フンブが書いた小説「興夫伝」ですが、その執筆を指示したのは俺だ!というヒョク。
ソンチョルもかたくなにフンブが書いたのではないと言い切る中、ハンニは怒りが最高潮し、ヒョクと弟子が殺害されてしまいます。
この状況を目の当たりにしたフンブは、ハンニに対して、さらに王である憲宗に対しても怒りがこみ上げます。
フンブは、新たに「フンブ伝」を編成しなおし、ハンニと手を組むと見せかけて王宮で「興夫伝」のパンソリを披露することになります。
フンブは亡き兄のように慕っていたヒョクの想いを継ぎ、民を集結させ王宮を襲撃する計画を実行します。
王宮では、パンソリによる「興夫伝」が順調に進む中、途中話の内容が変わって大勢の前でハンニの不正が明らかになりました。
そこへフンブが登場し、王宮は一瞬にして戦場になり、王宮の前には民衆が集まり兵士に立ち向かいます。
ハンニは王様の前で殺害され、その後フンブは王憲宗にこう伝えるのです。
「王様、これからは民の事を考える立派な聖君になってください」
そして、剣ではなく1本の筆で世の中を変えたフンブは新たな人生の旅に出ます。
フンブの変わりようと2組の真逆な兄弟に要注目!
映画序盤、少し情けない官能小説家だったフンブが最後には顔もいで立ちも凛々しくなり権力に立ち向かっていく様は本当に素晴らしい演技でした。
かとリーニョ
また、何度か出てきたパンソリですが、朝鮮時代の伝統芸能のようで、日本でいう狂言のようなものなのでしょうか?

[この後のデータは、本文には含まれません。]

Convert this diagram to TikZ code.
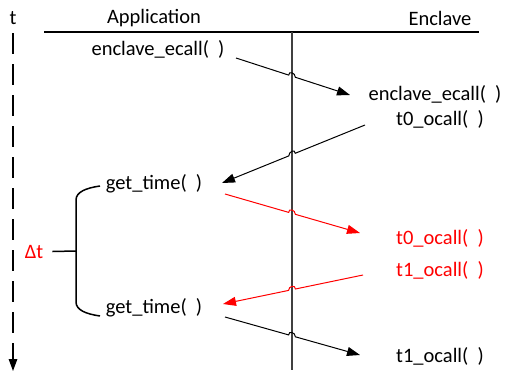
\documentclass[tikz,border=0pt]{standalone}
\usepackage{fontspec}
\setmainfont{Carlito}
\usepackage{tikz}
\usetikzlibrary{arrows.meta, calc, intersections}
\tikzstyle{lbl} = [font=\fontsize{20.5}{24}\selectfont, inner sep=0pt, anchor=base]
\tikzstyle{rlbl} = [lbl, text=red]
\tikzstyle{arrow} = [line width=1pt, -{Triangle[length=13pt,width=9pt]}]
\tikzstyle{lifeline} = [line width=1.3pt, black!75]
\tikzstyle{brace} = [line width=1.5pt]
\tikzstyle{timeaxis} = [line width=1.3pt, dash pattern=on 21pt off 10pt, -{Triangle[length=12pt,width=8.5pt]}]

% message arrow that hops over the lifeline
\newcommand{\hoparrow}[3]{%
  \coordinate (hs) at (#2);
  \coordinate (he) at (#3);
  \path[name path=msg] (hs) -- (he);
  \path[name intersections={of=life and msg, by=hx}];
  \draw[arrow, #1] (hs) -- ($(hx)!3.5pt!(hs)$)
    .. controls +(0pt,4.5pt) and +(0pt,4.5pt) .. ($(hx)!3.5pt!(he)$) -- (he);
}

\begin{document}
\begin{tikzpicture}[x=1pt, y=-1pt]
\useasboundingbox (0,0) rectangle (508,372);

\node (tlab) [lbl] at (13,24) {t};
\node (app) [lbl] at (154,23) {Application};
\node (encl) [lbl] at (440,25) {Enclave};

\node (ecallA) [lbl] at (158,55) {enclave\_ecall(~~)};
\node (ecallE) [lbl] at (435,100) {enclave\_ecall(~~)};
\node (t0a) [lbl] at (440,125) {t0\_ocall(~~)};
\node (get1) [lbl] at (154,189) {get\_time(~~)};
\node (t0b) [rlbl] at (440,244) {t0\_ocall(~~)};
\node (t1a) [rlbl] at (440,276) {t1\_ocall(~~)};
\node (get2) [lbl] at (154,313) {get\_time(~~)};
\node (t1b) [lbl] at (440,362) {t1\_ocall(~~)};
\node (dt) [rlbl] at (34,258) {Δt};

\coordinate (tend) at (13,371);
\draw [timeaxis] ([yshift=-9pt]tlab.base) -- (tend);
\draw [line width=1.3pt] (44,32) -- (479,32);
\draw [lifeline, name path=life] (292,32) -- (292,370);

\hoparrow{black}{[shift={(78,3)}]ecallA.base}{[shift={(-85,-5)}]ecallE.base}
\hoparrow{black}{[shift={(-75,0)}]t0a.base}{[shift={(68,-6)}]get1.base}
\hoparrow{red}{[shift={(71,5)}]get1.base}{[shift={(-80,-11)}]t0b.base}
\hoparrow{red}{[shift={(-77,-1)}]t1a.base}{[shift={(69,-9)}]get2.base}
\hoparrow{black}{[shift={(71,4)}]get2.base}{[shift={(-80,-7)}]t1b.base}

\draw [brace] (100,186) .. controls (86,188) and (76,192) .. (76,200) -- (76,302)
  .. controls (76,310) and (86,314) .. (100,316);
\draw [brace] ([xshift=9pt]dt.east) -- (76,251);

\end{tikzpicture}
\end{document}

劇中でのパンソリは、本当に素晴らしく目を見張るものがありました。
全体として2組の兄弟の姿が描かれている作品でしたが、富と権力は兄弟の仲ですら引き裂いてしまうという嫌な事実も描いていました。
かとリーニョ
『毒戦 BELIEVER』の時もそうでしたが、最後のテロップにヒョク役のキム・ジュヒョクへの「感謝の意」が述べられています。
『王の預言書』まとめ
- 1本の剣より1本の筆の方が強かった
- フンブ役のチョン・ウの最初と最後の変わりようは必見
- 2組の真逆な兄弟の行方に要注目
以上、ここまで『王の預言書』についてご紹介させて頂きました。
ぜひ、ご覧になってみてくださいね。